I think about Jeff's smile, and the hug he gave me on his last day in the ICU that made it all worth it. I can't help feeling humbled and unworthy of his gratitude. After all, I was the person on his team with the least experience, the least knowledge, the least skill. It didn't make sense that he would want me in his surgery when he was already surrounded by more competent, more experienced physicians.

Several weeks after I had already left the internal medicine service, I began to understand Jeff's perspective and maybe why he had asked me to stay for his surgery. I was working in pediatrics, and my resident asked me to update the new nurse on the plan, so off to the nurses' station I went. The HUC helpfully pointed out the nurse in question and when she turned around, my eyes widened in surprise. It had been 8 going on 9 years, but I was sure I recognized her face.

I introduced myself and gave the message I was supposed to. As she turned to go, I hesitated, but before I could fully make up my mind the words started spilling out of my mouth, escaping of their own accord. “I'm not sure you remember me,” I began hesitantly, “but I was actually a patient here many years ago and you were my nurse.”

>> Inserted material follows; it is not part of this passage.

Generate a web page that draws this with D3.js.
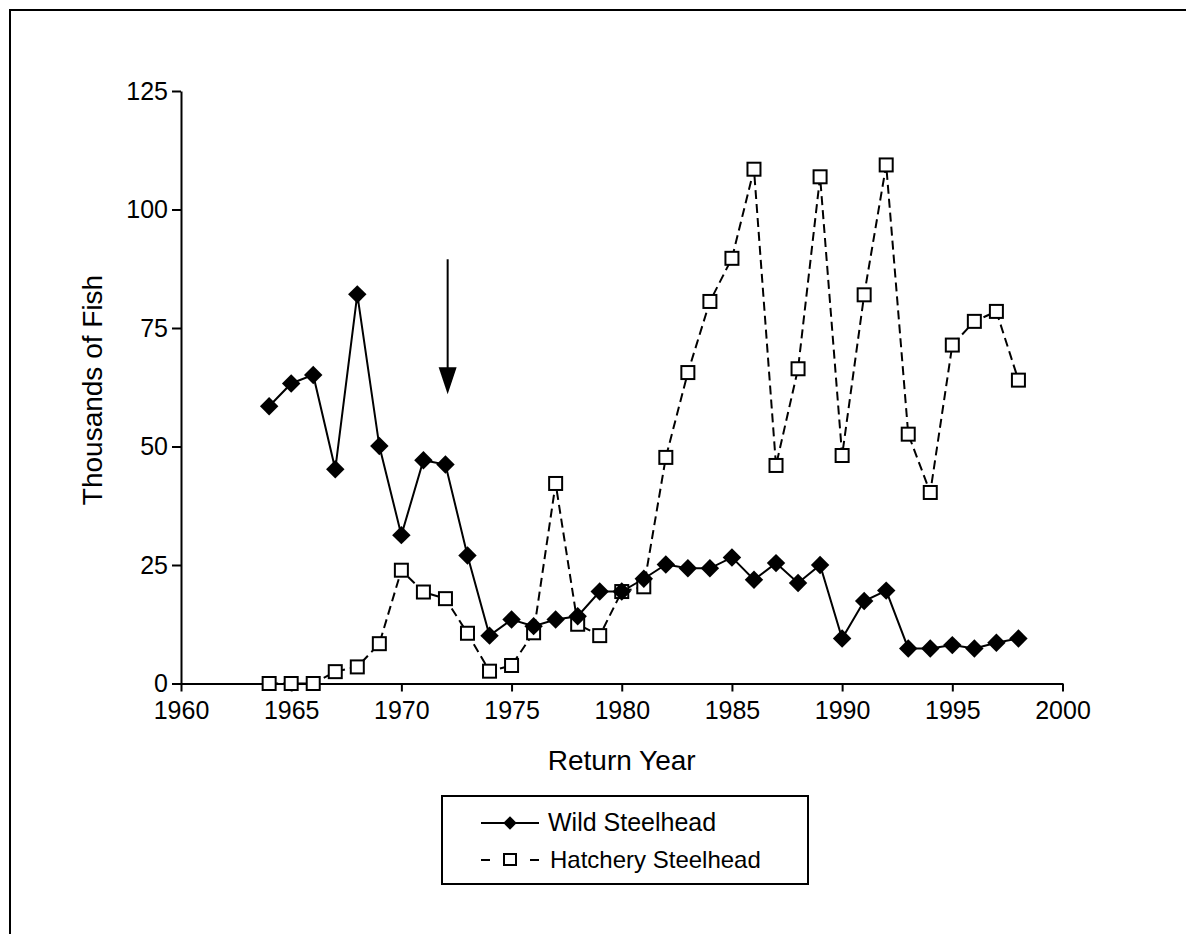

Nurse Anne turned to look at me closer, her bright blue eyes—now with a few more crinkles around the edges but with the same ageless kindness—both surprised and inquisitive. She asked me a few questions about my hospital stay and slowly I could see the recognition begin to dawn. “You're a med student here now?” she asked. “And you're doing well?” I assured her that I was, and we exchanged a few more pleasantries before we both had to head about our days.

For her, I was just another patient. One single drop in the bucket of the thousands of lives she has touched as a pediatric nurse. But for me, she was so much more than that. She was the one kind face in a sea of suffering, the one sympathetic smile on my worst day during the weeks I was in the hospital. She will never know how much she meant to me, and how her kindness in addition to her medical care helped me through one of the more difficult periods in my life.

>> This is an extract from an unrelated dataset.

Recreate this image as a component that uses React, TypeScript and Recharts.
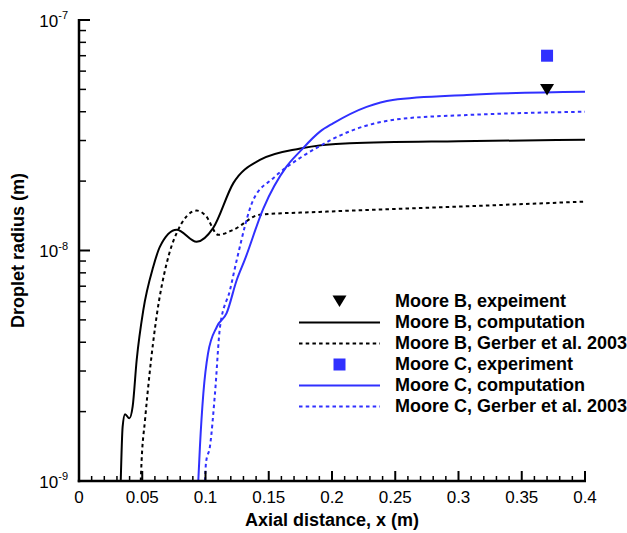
import React from 'react';
import { ComposedChart, Line, Scatter, XAxis, YAxis } from 'recharts';

// Moore B, computation
const bCompX = [0.033, 0.0345, 0.0364, 0.0398, 0.0424, 0.0456, 0.0508, 0.0587, 0.064, 0.0772, 0.093, 0.106, 0.122, 0.143, 0.175, 0.214, 0.3, 0.4];
const bCompY = [1e-9, 1.72e-9, 1.95e-9, 1.87e-9, 2.1e-9, 3.35e-9, 5.5e-9, 8.5e-9, 1.04e-8, 1.23e-8, 1.09e-8, 1.25e-8, 1.96e-8, 2.47e-8, 2.77e-8, 2.92e-8, 2.98e-8, 3.02e-8];

// Moore B, Gerber et al. 2003
const bGerbX = [0.0488, 0.0495, 0.0522, 0.0561, 0.0614, 0.0693, 0.0772, 0.093, 0.1, 0.11, 0.122, 0.143, 0.19, 0.3, 0.4];
const bGerbY = [1e-9, 1.23e-9, 1.84e-9, 3.03e-9, 5.2e-9, 8.8e-9, 1.19e-8, 1.49e-8, 1.42e-8, 1.17e-8, 1.23e-8, 1.43e-8, 1.47e-8, 1.55e-8, 1.63e-8];

// Moore C, computation
const cCompX = [0.0943, 0.0956, 0.0983, 0.102, 0.109, 0.1167, 0.1247, 0.131, 0.1457, 0.164, 0.1747, 0.1905, 0.2008, 0.2274, 0.248, 0.3065, 0.4];
const cCompY = [1e-9, 1.41e-9, 2.4e-9, 3.58e-9, 4.67e-9, 5.35e-9, 7.45e-9, 9.1e-9, 1.52e-8, 2.31e-8, 2.69e-8, 3.28e-8, 3.56e-8, 4.2e-8, 4.5e-8, 4.73e-8, 4.88e-8];

// Moore C, Gerber et al. 2003
const cGerbX = [0.0996, 0.1004, 0.1035, 0.1075, 0.1115, 0.1194, 0.1247, 0.1378, 0.1536, 0.1747, 0.1905, 0.2008, 0.2166, 0.2538, 0.3065, 0.4];
const cGerbY = [1e-9, 1.2e-9, 1.41e-9, 2.4e-9, 4.67e-9, 6.75e-9, 9.1e-9, 1.66e-8, 2.06e-8, 2.52e-8, 2.84e-8, 3.05e-8, 3.33e-8, 3.72e-8, 3.87e-8, 4.0e-8];

// experiments
const bExpX = [0.37];
const bExpY = [5.0e-8];
const cExpX = [0.37];
const cExpY = [7.0e-8];

const xTicks = [
  0, 0.01, 0.02, 0.03, 0.04, 0.05, 0.06, 0.07, 0.08, 0.09, 0.1,
  0.11, 0.12, 0.13, 0.14, 0.15, 0.16, 0.17, 0.18, 0.19, 0.2,
  0.21, 0.22, 0.23, 0.24, 0.25, 0.26, 0.27, 0.28, 0.29, 0.3,
  0.31, 0.32, 0.33, 0.34, 0.35, 0.36, 0.37, 0.38, 0.39, 0.4,
];
const yTicks = [
  1e-9, 2e-9, 3e-9, 4e-9, 5e-9, 6e-9, 7e-9, 8e-9, 9e-9,
  1e-8, 2e-8, 3e-8, 4e-8, 5e-8, 6e-8, 7e-8, 8e-8, 9e-8, 1e-7,
];

const legendLabels = [
  'Moore B, expeiment',
  'Moore B, computation',
  'Moore B, Gerber et al. 2003',
  'Moore C, experiment',
  'Moore C, computation',
  'Moore C, Gerber et al. 2003',
];

const zip = (xs: number[], ys: number[]) => xs.map((x, i) => ({ x, y: ys[i] }));

const BLUE = '#3030ff';
const FONT = '"Liberation Sans", Arial, Helvetica, sans-serif';
const DOTS = '3.5 3.2';

const W = 627;
const H = 533;
const MARGIN = { top: 20, right: 42, left: 0, bottom: 0 };
const Y_AXIS_W = 79;
const X_AXIS_H = 52;
const X_DOMAIN = [0, 0.4];
const Y_DOMAIN = [1e-9, 1e-7];

const X_MARGIN = 8;
const Y_MARGIN = 11;

const isMajorX = (v: number) => Math.round(v * 100) % 5 === 0;
const isMajorY = (v: number) => Math.abs(Math.log10(v) - Math.round(Math.log10(v))) < 1e-6;

const XTick = (props: any) => {
  const { x, y, payload } = props;
  const v = payload.value;
  if (!isMajorX(v)) return <g />;
  return (
    <text x={x} y={y - X_MARGIN + 22} textAnchor="middle" fontSize={17}>
      {String(Math.round(v * 100) / 100)}
    </text>
  );
};

const YTick = (props: any) => {
  const { x, y, payload } = props;
  const v = payload.value;
  if (!isMajorY(v)) return <g />;
  return (
    <text x={x} y={y + 6.5} textAnchor="end" fontSize={17}>
      <tspan>10</tspan>
      <tspan dy={-7.5} fontSize={11}>{String(Math.round(Math.log10(v)))}</tspan>
    </text>
  );
};

// inward tick marks and the heavy axis lines, laid over the plot box
const AxisFrame = () => {
  const left = MARGIN.left + Y_AXIS_W;
  const right = W - MARGIN.right;
  const top = MARGIN.top;
  const bottom = H - MARGIN.bottom - X_AXIS_H;
  const sx = (v: number) => left + ((v - X_DOMAIN[0]) / (X_DOMAIN[1] - X_DOMAIN[0])) * (right - left);
  const ly0 = Math.log10(Y_DOMAIN[0]);
  const ly1 = Math.log10(Y_DOMAIN[1]);
  const sy = (v: number) => bottom - ((Math.log10(v) - ly0) / (ly1 - ly0)) * (bottom - top);
  return (
    <svg width={W} height={H} style={{ position: 'absolute', left: 0, top: 0, pointerEvents: 'none' }}>
      {xTicks.map((v) => (
        <line key={`x${v}`} x1={sx(v)} x2={sx(v)} y1={bottom} y2={bottom - (isMajorX(v) ? 10 : 5)} stroke="#000" strokeWidth={isMajorX(v) ? 2 : 1.5} />
      ))}
      {yTicks.map((v) => (
        <line key={`y${v}`} x1={left} x2={left + (isMajorY(v) ? 11 : 7)} y1={sy(v)} y2={sy(v)} stroke="#000" strokeWidth={isMajorY(v) ? 2 : 1.5} />
      ))}
      <line x1={left} x2={left} y1={top - 1} y2={bottom + 1.25} stroke="#000" strokeWidth={2.5} />
      <line x1={left - 1.25} x2={right + 1} y1={bottom} y2={bottom} stroke="#000" strokeWidth={2.5} />
    </svg>
  );
};

const triangleDown = (props: any) => {
  const { cx, cy } = props;
  return <polygon points={`${cx - 7},${cy - 5.5} ${cx + 7},${cy - 5.5} ${cx},${cy + 6}`} fill="#000" />;
};

const square = (props: any) => {
  const { cx, cy } = props;
  return <rect x={cx - 6} y={cy - 6} width={12} height={12} fill={BLUE} />;
};

const LegendSymbol: React.FC<{ index: number }> = ({ index }) => {
  switch (index) {
    case 0:
      return <polygon points="33.5,4.5 47.5,4.5 40.5,16" fill="#000" />;
    case 1:
      return <line x1={0} x2={81} y1={10.5} y2={10.5} stroke="#000" strokeWidth={2} />;
    case 2:
      return <line x1={0} x2={81} y1={10.5} y2={10.5} stroke="#000" strokeWidth={2} strokeDasharray={DOTS} />;
    case 3:
      return <rect x={34.5} y={4.5} width={12} height={12} fill={BLUE} />;
    case 4:
      return <line x1={0} x2={81} y1={10.5} y2={10.5} stroke={BLUE} strokeWidth={2} />;
    default:
      return <line x1={0} x2={81} y1={10.5} y2={10.5} stroke={BLUE} strokeWidth={2} strokeDasharray={DOTS} />;
  }
};

const ChartLegend = () => (
  <div style={{ position: 'absolute', left: 299, top: 291, width: 328, overflow: 'hidden', fontWeight: 'bold', fontSize: 18 }}>
    {legendLabels.map((label, i) => (
      <div key={label} style={{ display: 'flex', alignItems: 'center', height: 21, lineHeight: '21px', whiteSpace: 'nowrap' }}>
        <svg width={81} height={21} style={{ display: 'block', marginRight: 15, flexShrink: 0 }}>
          <LegendSymbol index={i} />
        </svg>
        <span>{label}</span>
      </div>
    ))}
  </div>
);

export default function App() {
  return (
    <div style={{ position: 'absolute', left: 0, top: 0, width: W, height: H, overflow: 'hidden', fontFamily: FONT }}>
      <ComposedChart width={W} height={H} margin={MARGIN}>
        <XAxis
          dataKey="x"
          type="number"
          domain={X_DOMAIN}
          ticks={xTicks}
          interval={0}
          tick={<XTick />}
          tickLine={false}
          tickSize={0}
          tickMargin={X_MARGIN}
          height={X_AXIS_H}
          axisLine={false}
          allowDataOverflow
          label={{
            value: 'Axial distance, x (m)',
            position: 'insideBottom',
            offset: 7,
            style: { fontFamily: FONT, fontWeight: 'bold', fontSize: 18, fill: '#000' },
          }}
        />
        <YAxis
          type="number"
          scale="log"
          domain={Y_DOMAIN}
          ticks={yTicks}
          interval={0}
          tick={<YTick />}
          tickLine={false}
          tickSize={0}
          tickMargin={Y_MARGIN}
          width={Y_AXIS_W}
          axisLine={false}
          allowDataOverflow
          label={{
            value: 'Droplet radius (m)',
            angle: -90,
            position: 'insideLeft',
            offset: 18,
            style: { textAnchor: 'middle', fontFamily: FONT, fontWeight: 'bold', fontSize: 18, fill: '#000' },
          }}
        />
        <Line data={zip(bCompX, bCompY)} dataKey="y" type="monotone" stroke="#000" strokeWidth={2} dot={false} isAnimationActive={false} />
        <Line data={zip(bGerbX, bGerbY)} dataKey="y" type="monotone" stroke="#000" strokeWidth={2} strokeDasharray={DOTS} dot={false} isAnimationActive={false} />
        <Line data={zip(cCompX, cCompY)} dataKey="y" type="monotone" stroke={BLUE} strokeWidth={2} dot={false} isAnimationActive={false} />
        <Line data={zip(cGerbX, cGerbY)} dataKey="y" type="monotone" stroke={BLUE} strokeWidth={2} strokeDasharray={DOTS} dot={false} isAnimationActive={false} />
        <Scatter data={zip(bExpX, bExpY)} dataKey="y" shape={triangleDown} isAnimationActive={false} />
        <Scatter data={zip(cExpX, cExpY)} dataKey="y" shape={square} isAnimationActive={false} />
      </ComposedChart>
      <AxisFrame />
      <ChartLegend />
    </div>
  );
}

Looking back on it, I hope that I was able to pass on a little bit of the gift nurse Anne gave to me through my care for Jeff. I may not have been the most experienced or knowledgeable person on his team, but I was one of the few who knew how much he loved raspberries or understood the depths of his love for his wife, Amy. Even if that's all I was to Jeff—one kind, familiar face in his personal sea of suffering—I am proud because I know from firsthand experience that I played an invaluable role in his care.

Catching a glimpse of my own reflection as a future provider, through the eyes of my younger self as a pediatric patient, reminds me of why I went into medicine in the first place. As physicians, we have the unique privilege of caring for our patients medically, while also supporting them as people and even friends.

With every life we touch, we have the potential to make someone's suffering a little better, to make their burden a little lighter. And, although one small act of kindness may seem insignificant to us throughout the course of a hectic day, it may mean more to our patients and their families than we will ever know.